• [Given instruction]: Copy exactly, and only, the lines between the line holding "Generate a Python" and the line holding "import matplotlib.pyplot as plt", inclusive; skip the pictures.

• • •

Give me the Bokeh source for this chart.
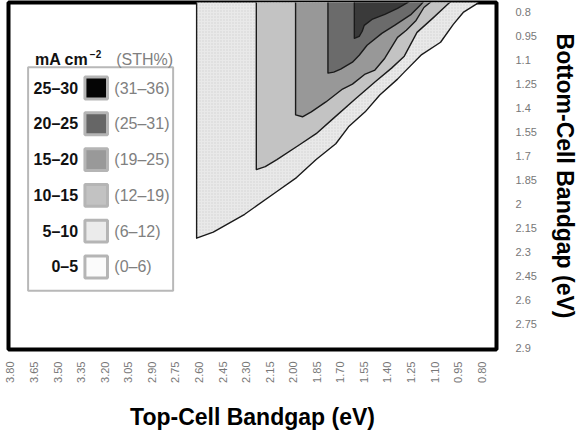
import math
from bokeh.plotting import figure
from bokeh.models import Range1d, FixedTicker, PrintfTickFormatter, CustomJSTickFormatter
from bokeh.embed import file_html
from bokeh.resources import INLINE
from bokeh.core.properties import value

# ---------------- data ----------------
X_TICKS = [3.80, 3.65, 3.50, 3.35, 3.20, 3.05, 2.90, 2.75, 2.60, 2.45, 2.30,
           2.15, 2.00, 1.85, 1.70, 1.55, 1.40, 1.25, 1.10, 0.95, 0.80]
Y_TICKS = [0.8, 0.95, 1.1, 1.25, 1.4, 1.55, 1.7, 1.85, 2.0, 2.15, 2.3, 2.45,
           2.6, 2.75, 2.9]
Y_TICK_LABELS = ["0.8", "0.95", "1.1", "1.25", "1.4", "1.55", "1.7", "1.85",
                 "2", "2.15", "2.3", "2.45", "2.6", "2.75", "2.9"]

LEVELS_MA = ["25–30", "20–25", "15–20", "10–15", "5–10", "0–5"]
LEVELS_STH = ["(31–36)", "(25–31)", "(19–25)", "(12–19)", "(6–12)", "(0–6)"]

# contour boundaries: (top-cell Eg, bottom-cell Eg), starting at the corner
C5_TOP = [2.615, 2.509, 2.309, 2.104, 1.979, 1.854, 1.729, 1.648, 1.542, 1.449,
          1.336, 1.293, 1.187, 1.062, 0.981, 0.918, 0.837, 0.775]
C5_BOT = [2.215, 2.177, 2.065, 1.922, 1.835, 1.722, 1.623, 1.517, 1.423, 1.317,
          1.218, 1.174, 1.068, 0.987, 0.875, 0.800, 0.750, 0.694]
C10_TOP = [2.235, 2.178, 2.104, 1.960, 1.854, 1.748, 1.605, 1.480, 1.374, 1.293,
           1.212, 1.106, 1.025, 0.956]
C10_BOT = [1.785, 1.766, 1.722, 1.629, 1.560, 1.467, 1.342, 1.236, 1.149, 1.074,
           0.925, 0.831, 0.756, 0.694]
C15_TOP = [1.985, 1.941, 1.885, 1.792, 1.686, 1.623, 1.542, 1.480, 1.417, 1.336,
           1.280, 1.218, 1.168, 1.106, 1.068]
C15_BOT = [1.442, 1.454, 1.423, 1.361, 1.280, 1.249, 1.186, 1.161, 1.087, 0.956,
           0.912, 0.850, 0.769, 0.719, 0.694]
C20_TOP = [1.779, 1.742, 1.698, 1.623, 1.580, 1.530, 1.436, 1.355, 1.249, 1.187, 1.137]
C20_BOT = [1.180, 1.174, 1.155, 1.112, 1.068, 1.006, 0.931, 0.881, 0.812, 0.750, 0.694]
C25_TOP = [1.611, 1.580, 1.561, 1.548, 1.499, 1.417, 1.336, 1.249, 1.199]
C25_BOT = [0.962, 0.950, 0.918, 0.881, 0.844, 0.812, 0.775, 0.725, 0.694]

# ---------------- styles ----------------
FILL = {5: "#e9e9e9", 10: "#c3c3c3", 15: "#989898", 20: "#6b6b6b", 25: "#3a3a3a"}
SWATCH = ["#050505", "#666666", "#999999", "#c2c2c2", "#ebebeb", "#fbfbfb"]
FONT = value("Liberation Sans")

XR = (3.8125, 0.706)
YR_TOP, YR_BOT = 0.7377, 2.9125

p = figure(width=580, height=432, output_backend="svg", toolbar_location=None,
           x_range=Range1d(XR[0], XR[1]), y_range=Range1d(YR_BOT, YR_TOP),
           x_axis_location="below", y_axis_location="right",
           min_border_left=8, min_border_top=2, min_border_right=74,
           min_border_bottom=81)
p.grid.visible = False
p.outline_line_color = "black"
p.outline_line_width = 4
p.background_fill_color = "white"
p.border_fill_color = "white"

# page-pixel helpers for the legend (frame at x 16..514, y 10..359 on the page)
FL, FR, FT, FB = 16, 514, 10, 359
def dx(px):
    return XR[0] + (px - FL) / (FR - FL) * (XR[1] - XR[0])
def dy(py):
    return YR_TOP + (py - FT) / (FB - FT) * (YR_BOT - YR_TOP)

TOP_OUT = 0.6
for lvl, tops, bots in [(5, C5_TOP, C5_BOT), (10, C10_TOP, C10_BOT),
                        (15, C15_TOP, C15_BOT), (20, C20_TOP, C20_BOT),
                        (25, C25_TOP, C25_BOT)]:
    xs = [tops[0]] + tops + [tops[-1]]
    ys = [TOP_OUT] + bots + [TOP_OUT]
    kw = {}
    if lvl == 5:
        kw = dict(hatch_pattern="dot", hatch_color="#d2d2d2", hatch_scale=3,
                  hatch_weight=1)
    p.patch(xs, ys, fill_color=FILL[lvl], line_color="#1a1a1a", line_width=1.4,
            line_join="round", **kw)

# axes
xa = p.xaxis[0]
xa.ticker = FixedTicker(ticks=X_TICKS)
xa.formatter = PrintfTickFormatter(format="%.2f")
xa.major_label_orientation = math.pi / 2
ya = p.yaxis[0]
ya.ticker = FixedTicker(ticks=Y_TICKS)
ya.formatter = CustomJSTickFormatter(args=dict(tvals=Y_TICKS, tlabels=Y_TICK_LABELS), code="""
    for (let i = 0; i < tvals.length; i++) { if (Math.abs(tvals[i] - tick) < 1e-6) return tlabels[i]; }
    return '';
""")
for ax in (xa, ya):
    ax.axis_line_color = None
    ax.major_tick_line_color = None
    ax.minor_tick_line_color = None
    ax.major_label_text_font = "Liberation Sans"
    ax.major_label_text_font_size = "11px"
    ax.major_label_text_color = "#777777"
    ax.axis_label_text_font = "Liberation Sans"
    ax.axis_label_text_font_style = "bold"
    ax.axis_label_text_font_size = "23px"
    ax.axis_label_text_color = "black"
xa.axis_label = "Top-Cell Bandgap (eV)"
xa.major_label_standoff = 6
xa.axis_label_standoff = 18
ya.axis_label = "Bottom-Cell Bandgap (eV)"
ya.major_label_standoff = 13
ya.axis_label_standoff = 12

# legend
p.quad(left=dx(36), right=dx(184), top=dy(75), bottom=dy(300),
       fill_color="white", line_color="#b8b8b8", line_width=2)
rows = [96 + 36 * i for i in range(len(LEVELS_MA))]
p.quad(left=[dx(94)] * len(rows), right=[dx(117)] * len(rows),
       top=[dy(r - 11) for r in rows], bottom=[dy(r + 11) for r in rows],
       fill_color=SWATCH, line_color="#b5b5b5", line_width=3)
p.text(x=[dx(87)] * len(rows), y=[dy(r) for r in rows], text=LEVELS_MA,
       text_align="right", text_baseline="middle", text_font=FONT,
       text_font_style="bold", text_font_size="16px", text_color="#111111")
p.text(x=[dx(124)] * len(rows), y=[dy(r) for r in rows], text=LEVELS_STH,
       text_align="left", text_baseline="middle", text_font=FONT,
       text_font_size="16px", text_color="#808080")
p.text(x=[dx(43)], y=[dy(67)], text=["mA cm"], text_align="left",
       text_baseline="middle", text_font=FONT, text_font_style="bold",
       text_font_size="16px", text_color="#111111")
p.text(x=[dx(99)], y=[dy(62)], text=["−2"], text_align="left",
       text_baseline="middle", text_font=FONT, text_font_style="bold",
       text_font_size="10px", text_color="#111111")
p.text(x=[dx(126)], y=[dy(67)], text=["(STH%)"], text_align="left",
       text_baseline="middle", text_font=FONT, text_font_size="16px",
       text_color="#808080")

open("out.html", "w").write(file_html(p, INLINE))
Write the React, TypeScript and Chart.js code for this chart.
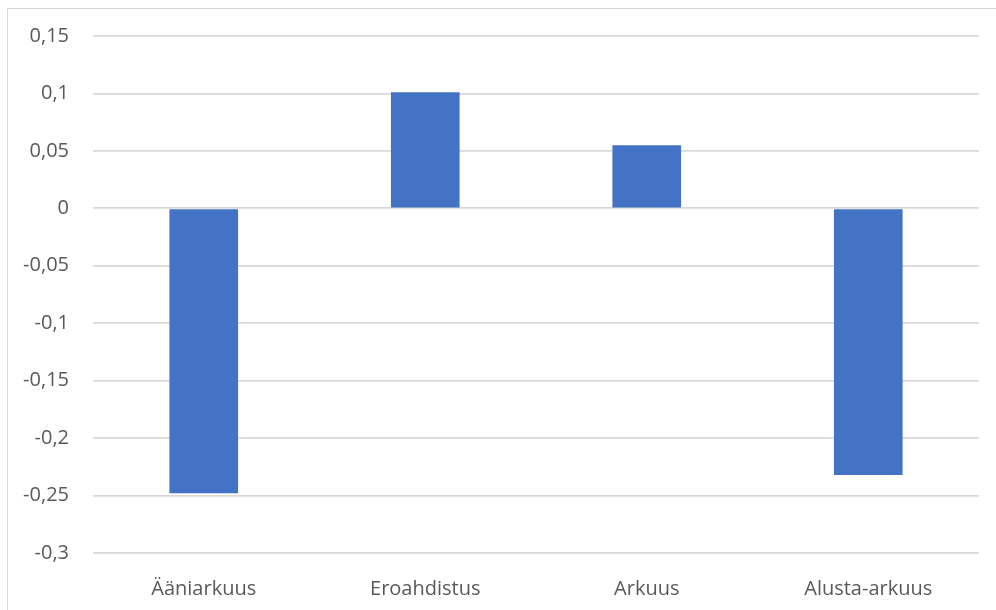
import React, { useEffect, useRef } from "react";
import { Chart, registerables } from "chart.js";

Chart.register(...registerables);

const categories = ["Ääniarkuus", "Eroahdistus", "Arkuus", "Alusta-arkuus"];
const values = [-0.248, 0.101, 0.055, -0.232];
const yMin = -0.3;
const yMax = 0.15;
const yStep = 0.05;

const fmt = (v: number) => {
  const r = Math.round(v * 100) / 100;
  return String(r).replace(".", ",");
};

export default function App() {
  const ref = useRef<HTMLCanvasElement | null>(null);

  useEffect(() => {
    document.body.style.margin = "0";
    document.body.style.overflow = "hidden";
    if (!ref.current) return;
    const chart = new Chart(ref.current, {
      type: "bar",
      data: {
        labels: categories,
        datasets: [
          {
            data: values,
            backgroundColor: "#4472c4",
            borderWidth: 0,
            categoryPercentage: 1,
            barPercentage: 0.31,
          },
        ],
      },
      options: {
        animation: false,
        responsive: false,
        maintainAspectRatio: false,
        devicePixelRatio: 1,
        layout: { padding: { top: 36, right: 17, left: 0, bottom: 0 } },
        plugins: { legend: { display: false }, tooltip: { enabled: false } },
        scales: {
          x: {
            grid: { display: false, drawTicks: false },
            border: { display: false },
            ticks: {
              color: "#595959",
              font: { family: "Open Sans", size: 20 },
              padding: 24,
              maxRotation: 0,
            },
            afterFit: (s: any) => {
              s.height = 57;
            },
          },
          y: {
            min: yMin,
            max: yMax,
            grid: { color: "#d9d9d9", lineWidth: 1.75, drawTicks: false },
            border: { display: false },
            ticks: {
              stepSize: yStep,
              color: "#595959",
              font: { family: "Open Sans", size: 20 },
              padding: 24,
              callback: (v: any) => fmt(Number(v)),
            },
            afterFit: (s: any) => {
              s.width = 93;
            },
          },
        },
      },
    });
    return () => chart.destroy();
  }, []);

  return (
    <div style={{ position: "relative", width: 996, height: 610, overflow: "hidden", background: "#fff" }}>
      <div
        style={{
          position: "absolute",
          left: 7,
          top: 8,
          width: 1100,
          height: 700,
          border: "1.5px solid #d9d9d9",
          boxSizing: "border-box",
        }}
      />
      <canvas ref={ref} width={996} height={610} style={{ position: "absolute", left: 0, top: 0, width: 996, height: 610 }} />
    </div>
  );
}
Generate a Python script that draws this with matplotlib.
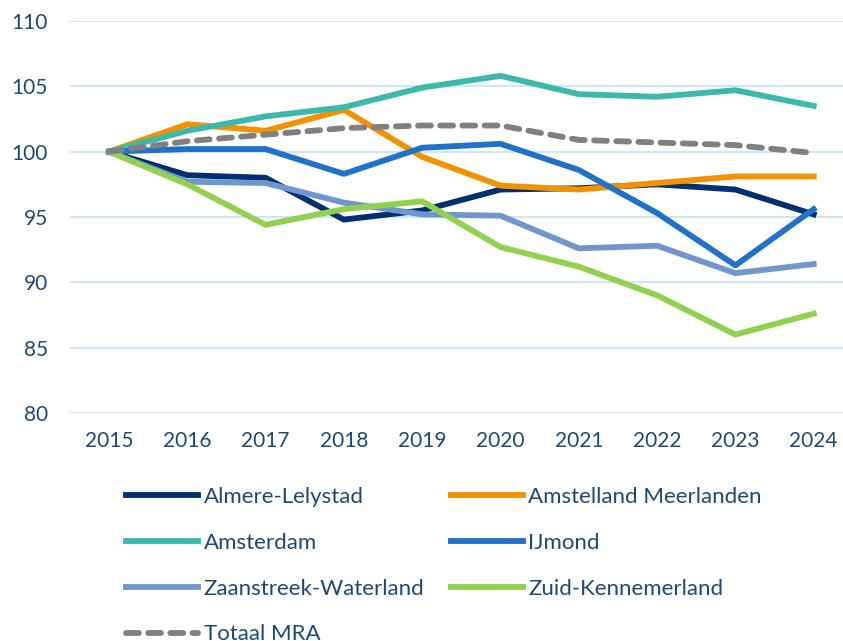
import matplotlib
matplotlib.use("Agg")
import matplotlib.pyplot as plt

# jaren en indexcijfers (2015 = 100)
jaren = [2015, 2016, 2017, 2018, 2019, 2020, 2021, 2022, 2023, 2024]
almere = [100, 98.2, 98.0, 94.8, 95.5, 97.1, 97.2, 97.5, 97.1, 95.2]
amstelland = [100, 102.1, 101.6, 103.2, 99.6, 97.4, 97.1, 97.6, 98.1, 98.1]
amsterdam = [100, 101.6, 102.7, 103.4, 104.9, 105.8, 104.4, 104.2, 104.7, 103.5]
ijmond = [100, 100.2, 100.2, 98.3, 100.3, 100.6, 98.6, 95.3, 91.3, 95.6]
zaanstreek = [100, 97.7, 97.6, 96.1, 95.2, 95.1, 92.6, 92.8, 90.7, 91.4]
zuid_kennemerland = [100, 97.5, 94.4, 95.6, 96.2, 92.7, 91.2, 89.0, 86.0, 87.6]
totaal_mra = [100, 100.8, 101.3, 101.8, 102.0, 102.0, 100.9, 100.7, 100.5, 99.9]

tekstkleur = "#1B4A78"
plt.rcParams['font.family'] = ['Lato', 'DejaVu Sans']

fig = plt.figure(figsize=(8.43, 6.41), dpi=100)
ax = fig.add_axes([70 / 843, 228 / 641, 773 / 843, 392 / 641])

lw = 4.2
l1, = ax.plot(jaren, almere, color="#00306F", lw=lw, label="Almere-Lelystad")
l2, = ax.plot(jaren, amstelland, color="#F39200", lw=lw, label="Amstelland Meerlanden")
l3, = ax.plot(jaren, amsterdam, color="#3CB8AC", lw=lw, label="Amsterdam")
l4, = ax.plot(jaren, ijmond, color="#1F72C7", lw=lw, label="IJmond")
l5, = ax.plot(jaren, zaanstreek, color="#7096CE", lw=lw, label="Zaanstreek-Waterland")
l6, = ax.plot(jaren, zuid_kennemerland, color="#92D050", lw=lw, label="Zuid-Kennemerland")
l7, = ax.plot(jaren, totaal_mra, color="#808080", lw=lw, ls=(0, (2.2, 1.6)),
              dash_capstyle="round", label="Totaal MRA")

ax.set_ylim(80, 110)
ax.set_yticks([80, 85, 90, 95, 100, 105, 110])
ax.set_xlim(2014.502, 2024.374)
ax.set_xticks(jaren)
ax.grid(axis="y", color="#CFE6F8", lw=1.5)
ax.set_axisbelow(True)
for s in ax.spines.values():
    s.set_visible(False)
ax.tick_params(length=0, labelsize=15, labelcolor=tekstkleur)
ax.tick_params(axis="y", pad=16)
ax.tick_params(axis="x", pad=13)

# volgorde zodat de legenda per rij gevuld wordt
handles = [l1, l3, l5, l7, l2, l4, l6]
leg = fig.legend(handles=handles, labels=[h.get_label() for h in handles],
                 ncol=2, loc="upper left", bbox_to_anchor=(126 / 843, 1 - 487 / 641),
                 frameon=False, fontsize=16, handlelength=3.25, handletextpad=0.25,
                 columnspacing=1.17, labelspacing=1.16, borderpad=0, borderaxespad=0)
for t in leg.get_texts():
    t.set_color(tekstkleur)

fig.savefig("out.png", dpi=100)
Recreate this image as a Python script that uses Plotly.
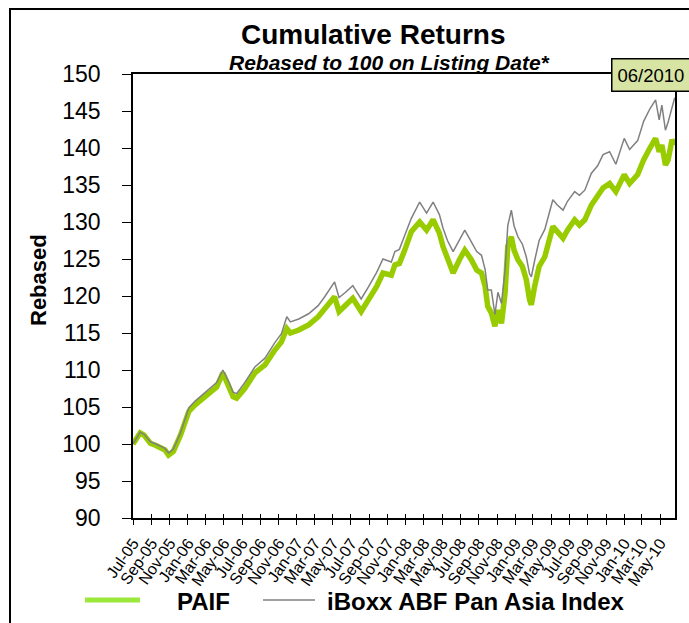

• • •

• [Solution for this exercise]:
Generate a Python script that draws this with matplotlib.
import matplotlib
matplotlib.use("Agg")
import matplotlib.pyplot as plt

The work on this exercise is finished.